One rationale for these decisions is the theory that it is not a party's actual employment which is significant but that it is a party's immediate past ability to earn a specific salary and to find employment which will yield an income sufficient to fulfill their obligations which the court must evaluate. One of the strongest indicators of a party's ability to earn is the salary which he or she was recently earning, especially when a party has been unemployed for only a brief period of time.

One of the primary concerns of the child support laws, and guidelines, is the prompt and adequate support of children. Prior cases indicate that children of divorced parents should not alone bear the full brunt of divorcing parents financial problems. The courts have recognized that when parties suffer temporary fiscal setbacks the loss may not be shifted to the children. The Supreme Court in Bonanno v. Bonanno, 4 N.J. 268, 72 A.2d 318 (1950) held that "capacity to earn the support awarded by diligent attention to business — his earning capacity or prospective earnings — are all proper elements for the court's consideration...." Id. at 275, 72 A.2d 318. In addition, this court has held that a payor spouse may not decide to accept employment only in his preferred field after becoming unemployed and thereby remain unable to pay child support. Arribi v. Arribi, 186 N.J.Super. 116, 451 A.2d 969 (Ch.Div. 1982).

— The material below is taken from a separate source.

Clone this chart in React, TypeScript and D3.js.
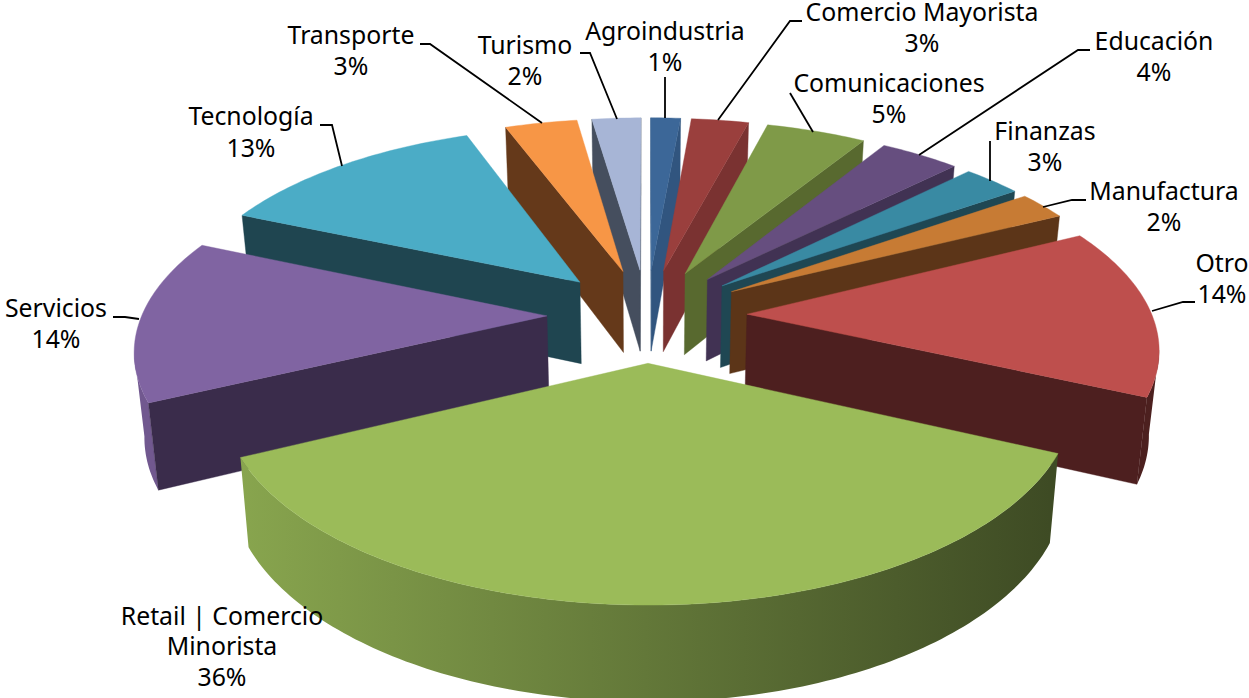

This court finds that these rules are no less justified for the payee spouse than for the payor spouse. When establishing child support the court's primary concern is the child. Each spouse has a proportional responsibility to provide for the child's needs. Income imputation should not be based upon sex or custodial position. Therefore, this court shall impute the former income of a temporarily unemployed spouse when calculating a child support award, even if it is the custodial parent.